I write this diatribe to show the immense failure of social policy in regard to licensing laws – and the great hypocrisy of “the war on drugs” with its self-defeating policies of prohibition and interdiction that makes trafficking in heroin and cocaine one of the word’s biggest businesses. The long-lost “war on drugs” has turned entire nations – Mexico, Colombia, Afghanistan and the rest of them – into corrupt factory-farms for drug lords.

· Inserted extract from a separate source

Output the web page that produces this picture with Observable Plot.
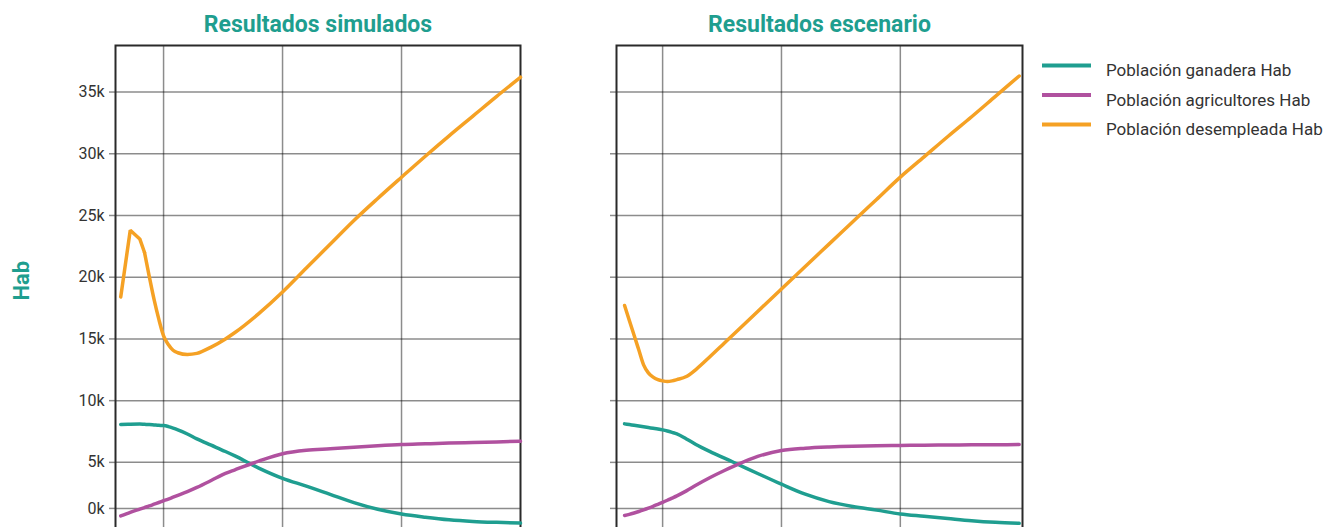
<!DOCTYPE html>
<html>
<head>
<meta charset="utf-8">
<script src="https://cdn.jsdelivr.net/npm/d3@7"></script>
<script src="https://cdn.jsdelivr.net/npm/@observablehq/plot@0.6"></script>
<style>
  html, body { margin: 0; padding: 0; background: #fff; overflow: hidden; width: 1338px; height: 527px; }
  #root { position: relative; width: 1338px; height: 527px; font-family: Roboto, "Noto Sans", sans-serif; }
  #root > * { position: absolute; }
</style>
</head>
<body>
<div id="root"></div>
<script>
// ---------------- DATA ----------------
const seriesNames = ["Población ganadera Hab", "Población agricultores Hab", "Población desempleada Hab"];
const seriesColors = ["#1f9e90", "#b0519f", "#f5a124"];
const panelTitles = ["Resultados simulados", "Resultados escenario"];
const yAxisLabel = "Hab";

const yTickValues = [1270, 5000, 10000, 15000, 20000, 25000, 30000, 35000];
const yTickLabels = ["0k", "5k", "10k", "15k", "20k", "25k", "30k", "35k"];
const xTickValues = [2025, 2050, 2075];

// Panel 1: Resultados simulados
const simYears = [2016, 2018, 2020, 2021, 2022, 2023, 2024, 2025, 2026, 2027, 2028, 2030, 2032, 2035, 2038, 2040, 2045, 2050, 2055, 2060, 2065, 2070, 2075, 2080, 2085, 2090, 2095, 2100];
const simGanadera = [8070, 8090, 8100, 8080, 8060, 8030, 8000, 7980, 7900, 7780, 7640, 7300, 6900, 6390, 5880, 5520, 4540, 3710, 3080, 2410, 1740, 1200, 820, 560, 350, 220, 140, 80];
const simAgricultores = [660, 950, 1210, 1340, 1470, 1610, 1750, 1890, 2030, 2180, 2330, 2630, 2970, 3530, 4110, 4400, 5100, 5700, 5980, 6100, 6220, 6340, 6440, 6500, 6560, 6610, 6660, 6710];
const simDesempleada = [18400, 23800, 23100, 22000, 20050, 18200, 16600, 15250, 14550, 14080, 13880, 13740, 13830, 14340, 15000, 15520, 17050, 18800, 20740, 22670, 24600, 26380, 28100, 29800, 31450, 33050, 34650, 36200];
// the early spike of the unemployed series is drawn with straight segments up to this year
const simSpikeEndYear = 2021;

// Panel 2: Resultados escenario
const escYears = [2017, 2018, 2019, 2020, 2021, 2022, 2023, 2024, 2025, 2026, 2027, 2028, 2030, 2032, 2035, 2038, 2040, 2045, 2050, 2055, 2060, 2065, 2070, 2075, 2080, 2085, 2090, 2095, 2100];
const escGanadera = [8120, 8060, 8000, 7940, 7880, 7820, 7760, 7700, 7630, 7540, 7430, 7310, 6900, 6450, 5870, 5340, 4990, 4100, 3230, 2420, 1820, 1420, 1130, 820, 635, 450, 270, 140, 60];
const escAgricultores = [700, 790, 900, 1020, 1150, 1290, 1440, 1600, 1760, 1930, 2110, 2290, 2690, 3140, 3770, 4340, 4690, 5480, 5960, 6150, 6250, 6310, 6340, 6370, 6390, 6410, 6420, 6430, 6440];
const escDesempleada = [17710, 16500, 15300, 14100, 12900, 12250, 11900, 11700, 11600, 11550, 11600, 11700, 11950, 12520, 13575, 14670, 15400, 17225, 19050, 20870, 22680, 24490, 26300, 28110, 29750, 31400, 33000, 34650, 36300];

// ---------------- STYLE ----------------
const titleColor = "#1f9e8f";
const textColor = "#333333";
const gridStroke = "#000000";
const gridOpacity = 0.45;

function toRows(years, seriesValues) {
  const rows = [];
  seriesNames.forEach((name, k) => {
    years.forEach((yr, i) => rows.push({year: yr, value: seriesValues[k][i], serie: name}));
  });
  return rows;
}

function makePanel({title, rows, spikeSerie, spikeEnd, xDomain, width, marginLeft, marginRight, showLabels, showHab}) {
  const isSpike = d => spikeSerie != null && d.serie === spikeSerie && d.year <= spikeEnd;
  const smoothRows = rows.filter(d => !(isSpike(d) && d.year < spikeEnd));
  const spikeRows = rows.filter(isSpike);
  const marks = [
    Plot.gridX(xTickValues, {stroke: gridStroke, strokeOpacity: gridOpacity, strokeWidth: 1.5}),
    Plot.gridY(yTickValues, {stroke: gridStroke, strokeOpacity: gridOpacity, strokeWidth: 1.5}),
    Plot.axisY(yTickValues, {
      tickSize: 6, tickPadding: 5,
      tickFormat: showLabels ? (d => yTickLabels[yTickValues.indexOf(d)]) : (() => ""),
      stroke: gridStroke, strokeOpacity: gridOpacity, strokeWidth: 1.5,
      fill: textColor, fontSize: 16, label: null
    }),
    Plot.frame({stroke: "#2a2a2a", strokeWidth: 2}),
    Plot.line(smoothRows, {x: "year", y: "value", z: "serie", stroke: "serie", strokeWidth: 3.5, curve: "monotone-x"}),
    Plot.line(spikeRows, {x: "year", y: "value", z: "serie", stroke: "serie", strokeWidth: 3.5, curve: "linear", strokeLinejoin: "miter"}),
    Plot.text([title], {text: d => d, frameAnchor: "top", lineAnchor: "middle", dy: -21, fontSize: 23, fontWeight: "bold", fill: titleColor})
  ];
  if (showHab) {
    marks.push(Plot.text([yAxisLabel], {text: d => d, frameAnchor: "left", dx: -94, dy: 12, rotate: -90, fontSize: 22, fontWeight: "bold", fill: titleColor}));
  }
  return Plot.plot({
    width, height: 561,
    marginLeft, marginRight, marginTop: 45, marginBottom: 30,
    style: {fontFamily: "Roboto, 'Noto Sans', sans-serif", background: "transparent", overflow: "visible"},
    x: {domain: xDomain, axis: null},
    y: {domain: [-600, 38770], axis: null},
    color: {domain: seriesNames, range: seriesColors},
    marks
  });
}

const root = document.getElementById("root");

const left = makePanel({
  title: panelTitles[0],
  rows: toRows(simYears, [simGanadera, simAgricultores, simDesempleada]),
  spikeSerie: seriesNames[2], spikeEnd: simSpikeEndYear,
  xDomain: [2014.9, 2100], width: 540, marginLeft: 115, marginRight: 20,
  showLabels: true, showHab: true
});
left.style.left = "0px"; left.style.top = "0px";
root.appendChild(left);

const right = makePanel({
  title: panelTitles[1],
  rows: toRows(escYears, [escGanadera, escAgricultores, escDesempleada]),
  spikeSerie: null, spikeEnd: null,
  xDomain: [2015.3, 2100.7], width: 480, marginLeft: 56, marginRight: 18,
  showLabels: false, showHab: false
});
right.style.left = "560px"; right.style.top = "0px";
root.appendChild(right);

// Legend
const legend = d3.create("svg")
  .attr("width", 308).attr("height", 110)
  .style("left", "1030px").style("top", "40px")
  .style("font-family", "Roboto, 'Noto Sans', sans-serif");
const item = legend.selectAll("g").data(seriesNames).join("g")
  .attr("transform", (d, i) => `translate(0, ${25.5 + i * 29.5})`);
item.append("line").attr("x1", 12).attr("x2", 61).attr("y1", 0).attr("y2", 0)
  .attr("stroke", (d, i) => seriesColors[i]).attr("stroke-width", 4);
item.append("text").attr("x", 76).attr("y", 10.5)
  .attr("fill", textColor).attr("font-size", 17).text(d => d);
root.appendChild(legend.node());
</script>
</body>
</html>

I haven’t seen a lot of heroin addicts rioting on the streets of Sydney on Saturday nights. Yet people still fuss over the odd needle-exchange centre. I haven’t seen Newcastle’s marijuana smokers charging the thin blue line in Hunter Street. Perhaps we’d be better off if we encouraged hard drugs to get kids off binge-drinking beer.
Decriminalise drugs, for pity’s sake! Get rid of the biggest failure in public policy since US Prohibition. Treat addiction as an illness, not a crime, and implement campaigns and regulations to minimise self-harm by users. For practice we could rethink alcohol rules and regs – minimising self-harm and harm to others by closing pubs earlier. Newcastle has reduced night-time assaults by 37 per cent by fine-turning pub hours – and the rest of the industry is campaigning hysterically against the extension of this sensible approach. And let’s try imprisoning publicans who sell booze to under-age kids or over-the-limit yahoos. I’d drink to that.